Records supplied:
◆ ◆ ◆ ◆ ◆ ◆ ◆
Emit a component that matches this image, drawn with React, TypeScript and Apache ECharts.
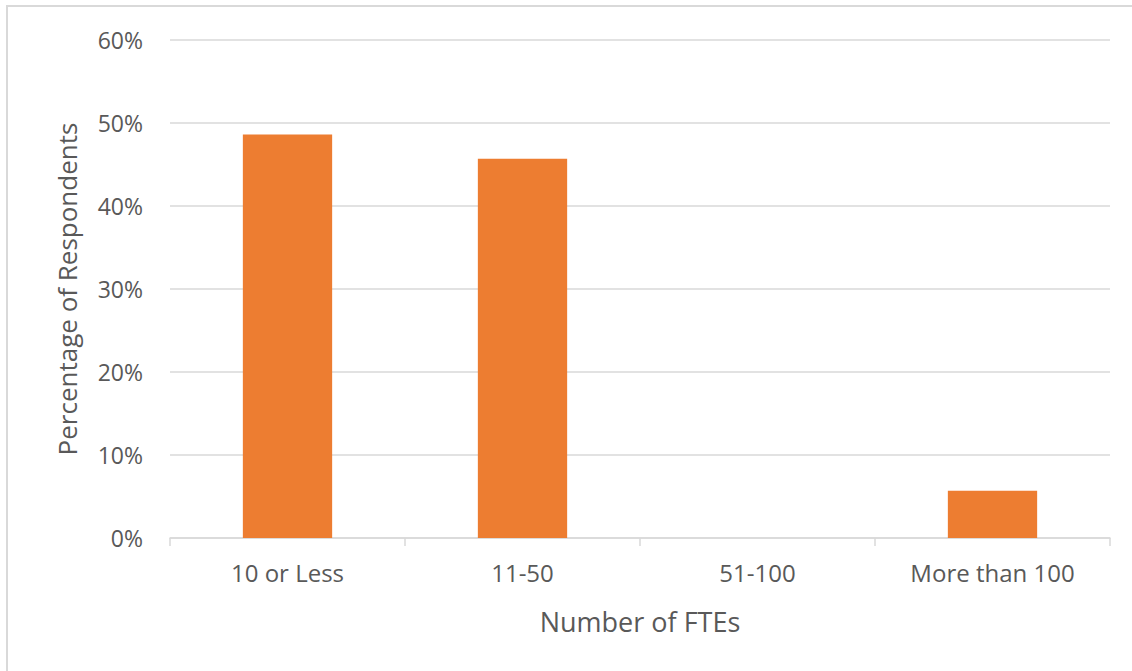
import React, { useEffect, useRef } from "react";
import * as echarts from "echarts";

const categories = ["10 or Less", "11-50", "51-100", "More than 100"];
const values = [48.6, 45.7, 0, 5.7];
const yTicks = [0, 10, 20, 30, 40, 50, 60];
const yAxisTitle = "Percentage of Respondents";
const xAxisTitle = "Number of FTEs";

const FONT = "'Open Sans', 'Noto Sans', sans-serif";
const TEXT = "#595959";

export default function App() {
  const ref = useRef<HTMLDivElement>(null);
  useEffect(() => {
    if (!ref.current) return;
    const chart = echarts.init(ref.current, null, { renderer: "svg" });
    chart.setOption({
      animation: false,
      backgroundColor: "#ffffff",
      textStyle: { fontFamily: FONT },
      graphic: [
        {
          type: "rect",
          shape: { x: 7, y: 6, width: 1200, height: 800 },
          style: { fill: "none", stroke: "#d9d9d9", lineWidth: 2 },
          silent: true,
        },
      ],
      grid: { left: 170, right: 22, top: 40, bottom: 133, containLabel: false },
      xAxis: {
        type: "category",
        data: categories,
        name: xAxisTitle,
        nameLocation: "middle",
        nameGap: 70,
        nameTextStyle: { color: TEXT, fontSize: 27, fontFamily: FONT },
        axisLine: { show: true, lineStyle: { color: "#d9d9d9", width: 1.5 } },
        axisTick: { show: true, length: 8, lineStyle: { color: "#d9d9d9", width: 1.5 }, inside: false },
        axisLabel: { color: TEXT, fontSize: 24, fontFamily: FONT, margin: 22 },
      },
      yAxis: {
        type: "value",
        min: yTicks[0],
        max: yTicks[yTicks.length - 1],
        interval: 10,
        name: yAxisTitle,
        nameLocation: "middle",
        nameGap: 90,
        nameRotate: 90,
        nameTextStyle: { color: TEXT, fontSize: 26, fontFamily: FONT },
        axisLine: { show: false },
        axisTick: { show: false },
        axisLabel: { color: TEXT, fontSize: 23, fontFamily: FONT, margin: 27, formatter: (v: number) => v + "%" },
        splitLine: { lineStyle: { color: "#d9d9d9", width: 1.5 } },
      },
      series: [
        {
          type: "bar",
          data: values,
          barWidth: "38%",
          itemStyle: { color: "#ED7D31" },
        },
      ],
    });
    return () => chart.dispose();
  }, []);
  return (
    <div
      ref={ref}
      style={{ position: "absolute", left: 0, top: 0, width: 1132, height: 671 }}
    />
  );
}
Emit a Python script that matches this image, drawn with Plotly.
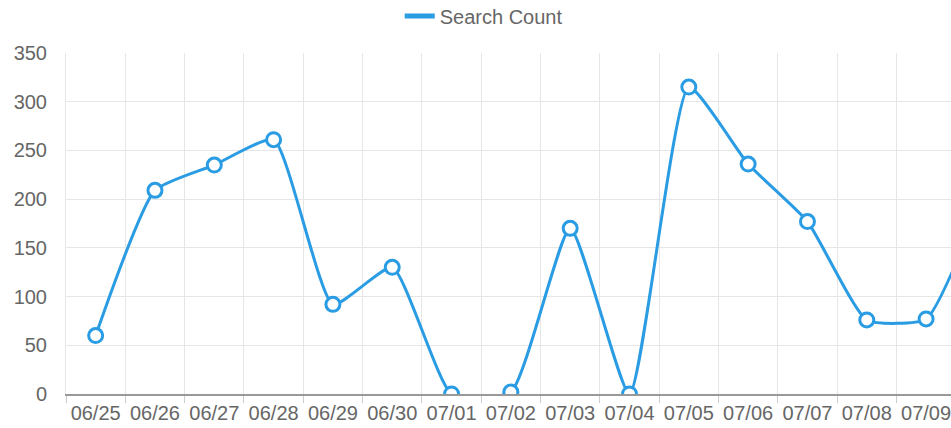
import plotly.graph_objects as go

dates = ["06/25", "06/26", "06/27", "06/28", "06/29", "06/30", "07/01", "07/02",
         "07/03", "07/04", "07/05", "07/06", "07/07", "07/08", "07/09", "07/10"]
search_count = [60, 209, 235, 261, 92, 130, 0, 2, 170, 0, 315, 236, 177, 76, 77, 210]
y_ticks = [0, 50, 100, 150, 200, 250, 300, 350]

BLUE = "#2a9ce3"
TXT = "#666666"
FONT = "Liberation Sans, Arial, sans-serif"

fig = go.Figure()
fig.add_trace(go.Scatter(
    x=dates, y=search_count, name="Search Count",
    mode="lines+markers",
    line=dict(color=BLUE, width=3, shape="spline", smoothing=0.5),
    marker=dict(size=14, color="white", line=dict(color=BLUE, width=3)),
    hoverinfo="skip", showlegend=False,
))
# legend-only entry (line symbol, as in the reference)
fig.add_trace(go.Scatter(
    x=[None], y=[None], name="Search Count", mode="lines",
    line=dict(color=BLUE, width=5), hoverinfo="skip", showlegend=True,
))

fig.update_layout(
    width=951, height=428,
    margin=dict(l=66, r=0, t=53, b=34, autoexpand=False),
    paper_bgcolor="white", plot_bgcolor="white",
    font=dict(family=FONT, size=20, color=TXT),
    showlegend=True,
    legend=dict(orientation="h", x=0.472, xanchor="center", y=1.1085, yanchor="middle",
                font=dict(family=FONT, size=20, color=TXT), itemwidth=30),
    xaxis=dict(
        type="category", range=[-0.5, 14.42], automargin=False, tickangle=0,
        tickson="boundaries", ticks="outside", ticklen=7, tickcolor="#cccccc",
        showgrid=True, gridcolor="#e6e6e6", gridwidth=1,
        showline=True, linecolor="#999999", linewidth=1.5,
        tickfont=dict(family=FONT, size=20, color=TXT),
        fixedrange=True,
    ),
    yaxis=dict(
        range=[0, 350], tickvals=y_ticks, ticktext=[str(v) for v in y_ticks],
        automargin=False,
        showgrid=True, gridcolor="#e6e6e6", gridwidth=1,
        showline=True, linecolor="#e6e6e6", linewidth=1,
        zeroline=False, ticks="", ticklabelstandoff=14,
        tickfont=dict(family=FONT, size=20, color=TXT),
        fixedrange=True,
    ),
)

fig.write_html(
    "out.html",
    config={"displayModeBar": False},
    post_script="document.body.style.margin='0';document.body.style.overflow='hidden';",
)
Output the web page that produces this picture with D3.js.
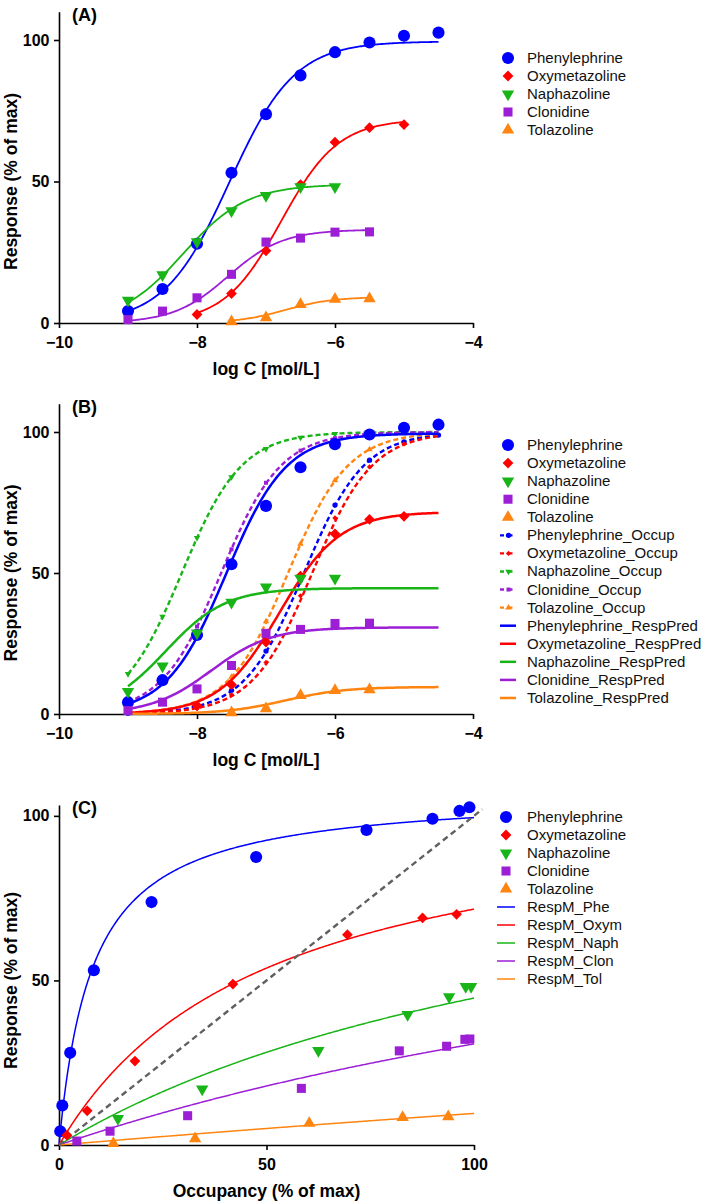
<!DOCTYPE html>
<html>
<head>
<meta charset="utf-8">
<script src="https://cdn.jsdelivr.net/npm/d3@7"></script>
<style>
  body { margin: 0; background: #fff; }
  svg text { font-family: Arial, "Liberation Sans", sans-serif; }
</style>
</head>
<body>
<svg id="chart" width="709" height="1203"></svg>
<script>
// drugs, colours and marker shapes
var drugNames = ["Phenylephrine", "Oxymetazoline", "Naphazoline", "Clonidine", "Tolazoline"];
var shortNames = ["Phe", "Oxym", "Naph", "Clon", "Tol"];
var colors = ["#0000ff", "#ff0000", "#18b418", "#9c1fd6", "#ff8410"];
var shapes = ["circle", "diamond", "triangleDown", "square", "triangleUp"];

// measured responses (% of max) at log C, and predicted occupancy (%)
var concPhe = [-9, -8.5, -8, -7.5, -7, -6.5, -6, -5.5, -5, -4.5];
var respPhe = [4.2, 12.0, 28.0, 53.1, 73.8, 87.5, 95.7, 99.1, 101.5, 102.6];
var occPhe  = [0.3, 0.8, 2.7, 8.4, 22.3, 47.5, 74.1, 90.0, 96.5, 98.9];

var concOxy = [-8, -7.5, -7, -6.5, -6, -5.5, -5];
var respOxy = [3.0, 10.4, 25.5, 48.9, 63.9, 69.0, 70.1];
var occOxy  = [1.9, 6.8, 18.3, 41.9, 69.5, 87.6, 95.8];

var concNaph = [-9, -8.5, -8, -7.5, -7, -6.5, -6];
var respNaph = [8.0, 17.0, 28.7, 39.6, 45.0, 48.1, 48.1];
var occNaph  = [14.2, 34.5, 62.5, 84.0, 94.0, 98.0, 99.3];

var concClon = [-9, -8.5, -8, -7.5, -7, -6.5, -6, -5.5];
var respClon = [1.2, 4.2, 8.9, 17.2, 28.6, 30.0, 32.1, 32.2];
var occClon  = [4.3, 12.3, 31.0, 58.4, 82.0, 93.4, 97.8, 99.0];

var concTol = [-7.5, -7, -6.5, -6, -5.5];
var respTol = [0.5, 1.9, 6.6, 8.4, 8.6];
var occTol  = [13.1, 32.8, 60.3, 82.8, 93.8];

// fitted parameters
var hillEmax   = [99.5, 72, 49, 33, 9.2];       // panel A sigmoid fits
var hillLogEC50 = [-7.53, -6.78, -8.2, -7.55, -6.72];
var hillSlope  = [0.92, 1.05, 0.95, 1.1, 1.25];
var occLogK    = [-6.45, -6.33, -8.22, -7.65, -6.68];  // occupancy curves
var opEmax = 107.5;                                  // response vs occupancy
var opTau  = [12.4, 2.0, 0.71, 0.40, 0.098];

// axis ticks
var logTicks = [-10, -8, -6, -4];
var respTicks = [0, 50, 100];
var occTicks = [0, 50, 100];
var logRangeB = [-9, -4.5];

var conc = [concPhe, concOxy, concNaph, concClon, concTol];
var resp = [respPhe, respOxy, respNaph, respClon, respTol];
var occ  = [occPhe, occOxy, occNaph, occClon, occTol];

var svg = d3.select("#chart");

function hill(x, i) { return hillEmax[i] / (1 + Math.pow(10, hillSlope[i] * (hillLogEC50[i] - x))); }
function occupancy(x, i) { return 100 / (1 + Math.pow(10, occLogK[i] - x)); }
function opResp(f, i) { var t = opTau[i] * f / 100; return opEmax * t / (1 + t); }

function symbolPath(shape, size) {
  var type = {circle: d3.symbolCircle, diamond: d3.symbolSquare, square: d3.symbolSquare,
              triangleDown: d3.symbolTriangle, triangleUp: d3.symbolTriangle}[shape];
  return d3.symbol().type(type).size(size)();
}
function symbolRot(shape) {
  if (shape == "diamond") return 45;
  if (shape == "triangleDown") return 180;
  return 0;
}
var bigSize = {circle: 115, diamond: 58, square: 82, triangleDown: 66, triangleUp: 66};
var smallSize = {circle: 22, diamond: 14, square: 16, triangleDown: 18, triangleUp: 18};

function drawMarkers(g, pts, x, y, i, sizes) {
  g.selectAll(null).data(pts).enter().append("path")
    .attr("d", symbolPath(shapes[i], sizes[shapes[i]]))
    .attr("transform", function(d) { return "translate(" + x(d[0]) + "," + y(d[1]) + ") rotate(" + symbolRot(shapes[i]) + ")"; })
    .attr("fill", colors[i]);
}

function drawAxes(g, x, y, xTicks, xTitle, letter) {
  var h = y.range()[0];
  var x0 = x.range()[0];
  var fmt = d3.format("d");
  var xa = g.append("g").attr("transform", "translate(0," + h + ")")
    .call(d3.axisBottom(x).tickValues(xTicks).tickFormat(fmt).tickSize(5).tickSizeOuter(0).tickPadding(8.5));
  var ya = g.append("g").attr("transform", "translate(" + x0 + ",0)")
    .call(d3.axisLeft(y).tickValues(respTicks).tickFormat(fmt).tickSize(5).tickSizeOuter(0).tickPadding(4.5));
  [xa, ya].forEach(function(a) {
    a.select(".domain").attr("stroke", "#000").attr("stroke-width", 1.6);
    a.selectAll(".tick line").attr("stroke", "#000").attr("stroke-width", 1.6);
    a.selectAll(".tick text").attr("fill", "#000").style("font-size", "16px").style("font-weight", "bold");
  });
  g.append("text").attr("x", (x.range()[0] + x.range()[1]) / 2).attr("y", h + 52)
    .attr("text-anchor", "middle").style("font-size", "17.5px").style("font-weight", "bold").text(xTitle);
  var mid = (y(0) + y(100)) / 2;
  g.append("text").attr("transform", "translate(17," + mid + ") rotate(-90)")
    .attr("text-anchor", "middle").style("font-size", "17.5px").style("font-weight", "bold").text("Response (% of max)");
  g.append("text").attr("x", 72).attr("y", y.range()[1] + 9).style("font-size", "18px")
    .style("font-weight", "bold").text(letter);
}

function legendRow(g, y0, label) {
  g.append("text").attr("x", 527).attr("y", y0 + 5).style("font-size", "15px").attr("fill", "#111").text(label);
}

var line = function(x, y) { return d3.line().x(function(d) { return x(d[0]); }).y(function(d) { return y(d[1]); }); };

// ---------- panel A ----------
(function() {
  var x = d3.scaleLinear().domain([-10, -4]).range([59, 473]);
  var y = d3.scaleLinear().domain([0, 110]).range([323, 11.7]);
  var g = svg.append("g");
  drawAxes(g, x, y, logTicks, "log C [mol/L]", "(A)");
  for (var i = 0; i < 5; i++) {
    var ext = d3.extent(conc[i]);
    var pts = d3.range(ext[0], ext[1] + 0.001, 0.02).map(function(v) { return [v, hill(v, i)]; });
    g.append("path").attr("d", line(x, y)(pts)).attr("fill", "none").attr("stroke", colors[i]).attr("stroke-width", 1.8);
  }
  for (var i = 0; i < 5; i++) {
    drawMarkers(g, conc[i].map(function(c, k) { return [c, resp[i][k]]; }), x, y, i, bigSize);
  }
  var lg = svg.append("g");
  drugNames.forEach(function(n, i) {
    var ly = 58 + i * 18;
    lg.append("path").attr("d", symbolPath(shapes[i], bigSize[shapes[i]]))
      .attr("transform", "translate(508," + ly + ") rotate(" + symbolRot(shapes[i]) + ")").attr("fill", colors[i]);
    legendRow(lg, ly, n);
  });
})();

// ---------- panel B ----------
(function() {
  var x = d3.scaleLinear().domain([-10, -4]).range([59, 473]);
  var y = d3.scaleLinear().domain([0, 110]).range([714, 403.8]);
  var g = svg.append("g");
  drawAxes(g, x, y, logTicks, "log C [mol/L]", "(B)");
  var xs = d3.range(logRangeB[0], logRangeB[1] + 0.001, 0.02);
  for (var i = 0; i < 5; i++) {
    var occPts = xs.map(function(v) { return [v, occupancy(v, i)]; });
    g.append("path").attr("d", line(x, y)(occPts)).attr("fill", "none").attr("stroke", colors[i])
      .attr("stroke-width", 2.4).attr("stroke-dasharray", "5,3");
    drawMarkers(g, conc[i].map(function(c, k) { return [c, occ[i][k]]; }), x, y, i, smallSize);
  }
  for (var i = 0; i < 5; i++) {
    var rPts = xs.map(function(v) { return [v, opResp(occupancy(v, i), i)]; });
    g.append("path").attr("d", line(x, y)(rPts)).attr("fill", "none").attr("stroke", colors[i]).attr("stroke-width", 2.5);
  }
  for (var i = 0; i < 5; i++) {
    drawMarkers(g, conc[i].map(function(c, k) { return [c, resp[i][k]]; }), x, y, i, bigSize);
  }
  var lg = svg.append("g");
  var step = 18.07, top = 445;
  drugNames.forEach(function(n, i) {
    var ly = top + i * step;
    lg.append("path").attr("d", symbolPath(shapes[i], bigSize[shapes[i]]))
      .attr("transform", "translate(508," + ly + ") rotate(" + symbolRot(shapes[i]) + ")").attr("fill", colors[i]);
    legendRow(lg, ly, n);
  });
  drugNames.forEach(function(n, i) {
    var ly = top + (i + 5) * step;
    lg.append("line").attr("x1", 500).attr("x2", 517).attr("y1", ly).attr("y2", ly)
      .attr("stroke", colors[i]).attr("stroke-width", 2.4).attr("stroke-dasharray", "4,4.5");
    lg.append("path").attr("d", symbolPath(shapes[i], smallSize[shapes[i]]))
      .attr("transform", "translate(508.5," + ly + ") rotate(" + symbolRot(shapes[i]) + ")").attr("fill", colors[i]);
    legendRow(lg, ly, n + "_Occup");
  });
  drugNames.forEach(function(n, i) {
    var ly = top + (i + 10) * step;
    lg.append("line").attr("x1", 500).attr("x2", 516).attr("y1", ly).attr("y2", ly)
      .attr("stroke", colors[i]).attr("stroke-width", 2.5);
    legendRow(lg, ly, n + "_RespPred");
  });
})();

// ---------- panel C ----------
(function() {
  var x = d3.scaleLinear().domain([0, 100]).range([59, 474]);
  var y = d3.scaleLinear().domain([0, 103.3]).range([1145, 805]);
  var g = svg.append("g");
  drawAxes(g, x, y, occTicks, "Occupancy (% of max)", "(C)");
  var fs = d3.range(0, 100.001, 0.25);
  for (var i = 0; i < 5; i++) {
    var pts = fs.map(function(f) { return [f, opResp(f, i)]; });
    g.append("path").attr("d", line(x, y)(pts)).attr("fill", "none").attr("stroke", colors[i]).attr("stroke-width", 1.5);
  }
  g.append("path").attr("d", line(x, y)([[0, 0], [102, 102]])).attr("fill", "none")
    .attr("stroke", "#606060").attr("stroke-width", 2.4).attr("stroke-dasharray", "6,4");
  for (var i = 0; i < 5; i++) {
    drawMarkers(g, occ[i].map(function(o, k) { return [o, resp[i][k]]; }), x, y, i, bigSize);
  }
  var lg = svg.append("g");
  var top = 817, step = 18;
  drugNames.forEach(function(n, i) {
    var ly = top + i * step;
    lg.append("path").attr("d", symbolPath(shapes[i], bigSize[shapes[i]]))
      .attr("transform", "translate(506," + ly + ") rotate(" + symbolRot(shapes[i]) + ")").attr("fill", colors[i]);
    legendRow(lg, ly, n);
  });
  shortNames.forEach(function(n, i) {
    var ly = top + (i + 5) * step;
    lg.append("line").attr("x1", 497).attr("x2", 515).attr("y1", ly).attr("y2", ly)
      .attr("stroke", colors[i]).attr("stroke-width", 1.5);
    legendRow(lg, ly, "RespM_" + n);
  });
})();
</script>
</body>
</html>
◆ ◆ ◆ ◆ ◆ ◆ ◆
Task details: Return each line among the entries that holds the word "image".

Solved exercise:
Emit a component that matches this image, drawn with React, TypeScript and Apache ECharts.
Emit a Python script that matches this image, drawn with Plotly.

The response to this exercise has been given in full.